Oh, and the ominous title? It’s about being a loner. If you cut off other people, anything outside youself? The world ends with you.
I just want to make things a little more smooth
In the world of “translation vs. localization” there are a lot of ways to go, and often a balancing act between keeping the original intent of the work and making it accessible to the new audience. The team for this game did an excellent job of localizing a game about Japanese pop culture, by turning it into a game aimed directly at the American Japanophile.
In standard RPG convention, Neku wakes up and discovers that he has amnesia, and needs to fight monsters to win some sort of “game”. This, of course, leads into a battle against God and a lesson about the Power of Friendship. No surprises there.
The actual arc is much more enticing (and after you finish the game, you can find “secret reports” supplying background details on it in a second play-through) because it’s actually a Job story. God and Satan have made a wager, and Neku’s life is going to suck, suck, suck because of it. And the ending is a little non-standard, and just a little subversive.
The battle system is frenetic—you’ve got two characters, one on the top screen of the DS being controlled by the cross keys, and one on the bottom screen being controlled by the stylus. If you’re not an insane twitch gamer, the existence of an auto-battle function for the top screen is what makes the game playable. 99% of the equipment only makes a difference to Neku on the bottom screen (there are a lot of different powers you can use by equipping different pins, so it’s not just slash-slash-slash), so the game designers obviously had the “ignore the top screen” type of gamer in mind.

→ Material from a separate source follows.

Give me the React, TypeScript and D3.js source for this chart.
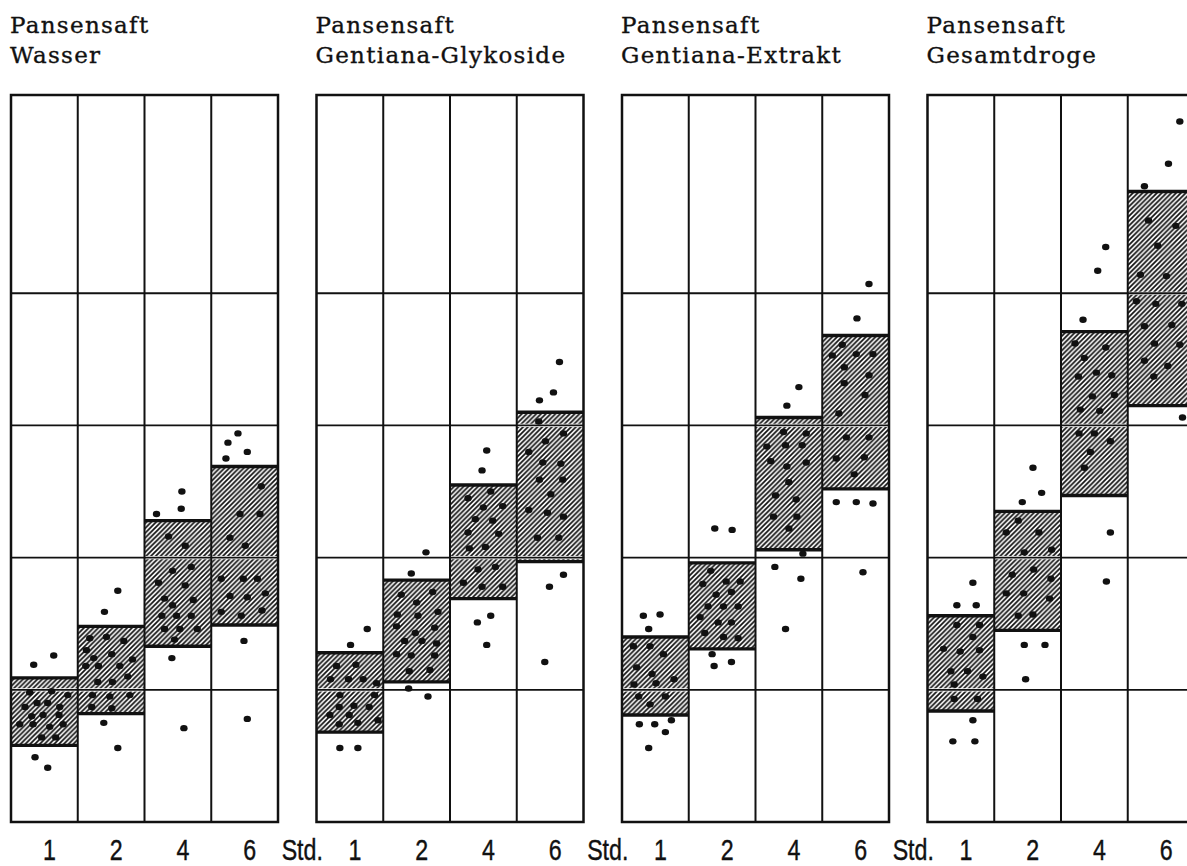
import React from "react";
import * as d3 from "d3";

// panel captions (two lines each)
const captionTop = ["Pansensaft", "Pansensaft", "Pansensaft", "Pansensaft"];
const captionBottom = ["Wasser", "Gentiana-Glykoside", "Gentiana-Extrakt", "Gesamtdroge"];
const hours = ["1", "2", "4", "6"];
const unitLabel = "Std.";
const gridLevels = [10, 20, 30, 40];
const yMax = 55;

// hatched range per hour (low / high)
const wasserLow = [5.8, 8.2, 13.3, 14.9];
const wasserHigh = [10.9, 14.8, 22.8, 26.9];
const glykosideLow = [6.8, 10.6, 16.9, 19.7];
const glykosideHigh = [12.8, 18.3, 25.5, 31.0];
const extraktLow = [8.1, 13.1, 20.6, 25.2];
const extraktHigh = [14.0, 19.6, 30.6, 36.8];
const drogeLow = [8.4, 14.5, 24.7, 31.5];
const drogeHigh = [15.6, 23.5, 37.1, 47.7];

// single observations: [position across the column 0..1, value]
const wasserDots = [
  [[.34, 11.9], [.64, 12.6], [.28, 9.8], [.61, 9.9], [.85, 9.6], [.21, 8.7], [.39, 9.0], [.55, 9.0], [.73, 8.7], [.31, 8.0], [.48, 8.1], [.72, 8.1], [.13, 7.4], [.33, 7.4], [.58, 7.2], [.78, 7.4], [.46, 6.4], [.67, 6.4], [.36, 4.9], [.55, 4.1]],
  [[.60, 17.5], [.40, 15.9], [.18, 13.9], [.43, 14.0], [.69, 13.7], [.13, 13.0], [.24, 12.4], [.51, 12.7], [.82, 12.3], [.12, 11.8], [.31, 11.8], [.63, 11.8], [.30, 10.6], [.52, 10.6], [.75, 11.0], [.22, 9.6], [.48, 9.5], [.78, 9.6], [.21, 8.7], [.51, 8.6], [.39, 7.5], [.60, 5.6]],
  [[.56, 25.0], [.55, 23.7], [.18, 23.3], [.36, 21.6], [.61, 20.9], [.42, 19.0], [.70, 19.3], [.21, 18.1], [.61, 17.9], [.30, 16.9], [.73, 16.8], [.42, 16.4], [.26, 15.6], [.48, 15.6], [.70, 15.6], [.30, 14.6], [.53, 14.6], [.79, 14.6], [.45, 13.8], [.41, 12.4], [.59, 7.1]],
  [[.40, 29.4], [.25, 28.7], [.54, 28.0], [.22, 27.5], [.75, 25.4], [.43, 23.3], [.73, 23.3], [.28, 21.5], [.51, 20.9], [.15, 18.4], [.48, 18.4], [.69, 18.4], [.28, 17.1], [.54, 17.0], [.81, 17.3], [.15, 15.9], [.45, 15.6], [.76, 16.0], [.49, 13.7], [.54, 7.8]],
];
const glykosideDots = [
  [[.76, 14.6], [.51, 13.4], [.30, 11.8], [.59, 11.9], [.21, 10.8], [.48, 10.8], [.70, 10.8], [.90, 10.5], [.35, 9.6], [.87, 9.6], [.34, 8.7], [.56, 8.8], [.79, 8.7], [.20, 8.1], [.49, 8.1], [.92, 7.7], [.34, 7.4], [.62, 7.5], [.35, 5.6], [.62, 5.6]],
  [[.64, 20.4], [.42, 18.8], [.27, 17.2], [.74, 17.4], [.50, 16.6], [.21, 15.7], [.52, 15.6], [.82, 15.9], [.20, 14.8], [.48, 14.3], [.77, 14.7], [.32, 13.7], [.58, 13.7], [.80, 13.5], [.20, 12.7], [.42, 12.6], [.77, 12.6], [.39, 11.4], [.70, 11.5], [.38, 10.1], [.67, 9.5]],
  [[.55, 28.1], [.48, 26.6], [.61, 25.0], [.27, 24.5], [.50, 23.8], [.79, 23.9], [.38, 22.9], [.64, 22.8], [.27, 21.9], [.73, 21.8], [.29, 20.7], [.53, 20.8], [.42, 19.1], [.68, 19.3], [.20, 18.1], [.48, 17.8], [.79, 17.8], [.61, 15.6], [.41, 15.1], [.55, 13.4]],
  [[.64, 34.8], [.55, 32.5], [.34, 31.9], [.33, 30.3], [.70, 29.4], [.43, 28.8], [.18, 28.0], [.39, 27.2], [.66, 27.1], [.34, 25.9], [.69, 25.9], [.51, 24.8], [.18, 23.6], [.46, 23.4], [.70, 23.1], [.31, 21.5], [.63, 21.5], [.70, 18.7], [.49, 17.8], [.42, 12.1]],
];
const extraktDots = [
  [[.32, 15.6], [.57, 15.7], [.40, 14.6], [.17, 13.3], [.42, 13.3], [.62, 12.7], [.22, 11.7], [.45, 11.2], [.78, 10.8], [.18, 10.4], [.51, 10.5], [.25, 9.5], [.65, 9.5], [.42, 8.9], [.26, 7.4], [.49, 7.4], [.65, 6.8], [.74, 7.7], [.40, 5.6]],
  [[.39, 22.2], [.65, 22.1], [.33, 19.0], [.77, 18.2], [.21, 18.0], [.56, 18.2], [.41, 17.2], [.64, 17.4], [.29, 16.3], [.52, 16.3], [.74, 16.3], [.17, 15.5], [.44, 15.1], [.64, 15.1], [.24, 14.3], [.52, 14.0], [.74, 13.9], [.35, 12.7], [.38, 11.8], [.64, 12.1]],
  [[.65, 32.9], [.47, 31.5], [.42, 29.5], [.76, 29.4], [.17, 28.4], [.45, 28.5], [.70, 28.5], [.23, 27.3], [.47, 26.9], [.76, 27.2], [.50, 25.7], [.30, 24.7], [.61, 24.4], [.27, 23.1], [.62, 23.1], [.50, 22.2], [.71, 20.3], [.29, 19.3], [.68, 18.4], [.45, 14.6]],
  [[.70, 40.7], [.52, 38.1], [.30, 36.1], [.15, 35.3], [.51, 35.4], [.76, 35.4], [.33, 34.4], [.70, 33.8], [.33, 33.2], [.64, 32.3], [.25, 30.9], [.36, 29.1], [.70, 29.1], [.21, 27.5], [.63, 27.6], [.48, 26.3], [.21, 24.2], [.51, 24.2], [.76, 24.1], [.61, 18.9]],
];
const drogeDots = [
  [[.68, 18.1], [.44, 16.4], [.73, 16.4], [.44, 14.9], [.78, 14.9], [.68, 14.0], [.24, 13.1], [.49, 12.9], [.78, 13.0], [.35, 11.4], [.60, 11.4], [.83, 11.0], [.40, 10.4], [.40, 9.3], [.75, 9.3], [.68, 7.7], [.38, 6.1], [.71, 6.1]],
  [[.58, 26.8], [.71, 24.9], [.42, 24.2], [.36, 22.8], [.18, 21.9], [.67, 21.9], [.86, 20.6], [.45, 20.4], [.27, 18.7], [.59, 19.1], [.85, 18.4], [.18, 17.3], [.44, 17.3], [.83, 16.9], [.36, 15.6], [.58, 15.7], [.45, 13.4], [.76, 13.4], [.47, 10.8]],
  [[.67, 43.5], [.55, 41.7], [.33, 38.0], [.21, 36.2], [.67, 35.9], [.35, 35.1], [.53, 34.0], [.76, 33.8], [.26, 33.7], [.80, 32.3], [.47, 32.2], [.29, 31.2], [.58, 31.1], [.27, 29.4], [.50, 29.4], [.74, 28.8], [.44, 28.0], [.35, 26.8], [.74, 21.9], [.68, 18.2]],
  [[.78, 53.0], [.61, 49.8], [.25, 48.1], [.31, 45.5], [.72, 45.1], [.45, 43.6], [.19, 41.4], [.58, 41.3], [.13, 39.4], [.42, 39.2], [.81, 39.2], [.25, 37.5], [.66, 37.6], [.40, 36.2], [.78, 36.1], [.25, 34.9], [.60, 34.5], [.39, 33.7], [.82, 30.6]],
];

const panels = [
  { low: wasserLow, high: wasserHigh, dots: wasserDots },
  { low: glykosideLow, high: glykosideHigh, dots: glykosideDots },
  { low: extraktLow, high: extraktHigh, dots: extraktDots },
  { low: drogeLow, high: drogeHigh, dots: drogeDots },
];

const W = 1187;
const H = 866;
const serif = "'DejaVu Serif', serif";
const narrow = "'Liberation Sans', Arial, sans-serif";

// condensed sans label: squeeze horizontally around its anchor
function Label({ x, text }: { x: number; text: string }) {
  return (
    <text transform={`translate(${x},859.5) scale(0.8,1)`} textAnchor="middle"
      fontFamily={narrow} fontSize={29} fill="#111" stroke="#111" strokeWidth={0.4}>
      {text}
    </text>
  );
}

export default function App() {
  const px = d3.scaleBand<string>().domain(captionBottom).range([11, 1194.5]).paddingInner(0.126);
  const cx = d3.scaleBand<string>().domain(hours).range([0, px.bandwidth()]);
  const y = d3.scaleLinear().domain([0, yMax]).range([822, 95]);
  const pw = px.bandwidth();
  const gap = px.step() - pw;

  return (
    <svg width={W} height={H} style={{ position: "absolute", left: 0, top: 0, background: "#fff" }}>
      <defs>
        <pattern id="hatch" patternUnits="userSpaceOnUse" width={4.8} height={4.8}>
          <path d="M-1,1 l2,-2 M0,4.8 l4.8,-4.8 M3.8,5.8 l2,-2" stroke="#111" strokeWidth={1.75} />
        </pattern>
      </defs>
      <rect width={W} height={H} fill="#fff" />
      {captionBottom.map((name, pi) => {
        const p = panels[pi];
        const x0 = px(name)!;
        return (
          <g key={name} transform={`translate(${x0},0)`}>
            <text x={-1} y={33} fontFamily={serif} fontSize={23} letterSpacing={1.3} fill="#111" stroke="#111" strokeWidth={0.35}>
              {captionTop[pi]}
            </text>
            <text x={-1} y={63} fontFamily={serif} fontSize={23} letterSpacing={1.3} fill="#111" stroke="#111" strokeWidth={0.35}>
              {name}
            </text>
            {hours.map((h, i) => (
              <rect key={"b" + h} x={cx(h)} width={cx.bandwidth()} y={y(p.high[i])}
                height={y(p.low[i]) - y(p.high[i])} fill="url(#hatch)" />
            ))}
            {gridLevels.map((g) => (
              <g key={"g" + g}>
                <line x1={0} x2={pw} y1={y(g)} y2={y(g)} stroke="#fff" strokeWidth={3.2} />
                <line x1={0} x2={pw} y1={y(g)} y2={y(g)} stroke="#111" strokeWidth={1.8} />
              </g>
            ))}
            {hours.slice(1).map((h) => (
              <line key={"v" + h} x1={cx(h)} x2={cx(h)} y1={y(yMax)} y2={y(0)} stroke="#111" strokeWidth={2} />
            ))}
            <rect x={0} y={y(yMax)} width={pw} height={y(0) - y(yMax)} fill="none" stroke="#111" strokeWidth={2.5} />
            {hours.map((h, i) => (
              <g key={"e" + h}>
                <line x1={cx(h)} x2={cx(h)! + cx.bandwidth()} y1={y(p.high[i])} y2={y(p.high[i])} stroke="#111" strokeWidth={3.4} />
                <line x1={cx(h)} x2={cx(h)! + cx.bandwidth()} y1={y(p.low[i])} y2={y(p.low[i])} stroke="#111" strokeWidth={3.4} />
              </g>
            ))}
            {hours.map((h, i) =>
              p.dots[i].map((d, k) => (
                <ellipse key={h + "-" + k} cx={cx(h)! + d[0] * cx.bandwidth()} cy={y(d[1])} rx={3.7} ry={3.2} fill="#111" />
              ))
            )}
            {hours.map((h) => (
              <Label key={"t" + h} x={cx(h)! + cx.bandwidth() / 2 + 5} text={h} />
            ))}
            {pi < captionBottom.length - 1 && <Label x={pw + gap / 2 + 5} text={unitLabel} />}
          </g>
        );
      })}
    </svg>
  );
}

The experience system is the most elaborate anti-grinding setup I’ve ever seen. Your Attack and Defense stats increase by eating food, but you can only eat 24 “bytes” (battles worth) in any 24 hours of real-time, so fighting battles after that can’t raise your stats. Your pins gain experience (and possibly evolve into better pins) from battles, but they also gain “shutdown PP” from not playing the game, and “mingle PP” by interacting with other people’s DS systems over wireless. Some pins only evolve from the latter two. What this creates is a system where you play for an hour or so every day, enough to fight the requisite battles to digest the limited food and rearrange the pins getting shutdown PP, then stop. In the bonus chapter, you can buy a “Hollow Leg” item, which lets you eat as much as you want. So you’re forced to spend three weeks to beat the game once, then you can grind out all of the bonus content in a weekend. I actually spent about 15 hours on the main game, then 18 more on the bonus content, so it’s not like there isn’t enough to do.
And the aesthetics are totally J-Pop. The areas are all taken from snapshots of Tokyo with names slightly changed. The game’s armor system is a collection of fashion brands (based on the Chinese Zodiac) that you can make more popular by wearing. The background music is all catchy pop tunes, which Neku himself will rock out to on his headphones as his idle animation.
Oh, and the ominous title? It’s about being a loner. If you cut off other people, anything outside youself? The world ends with you.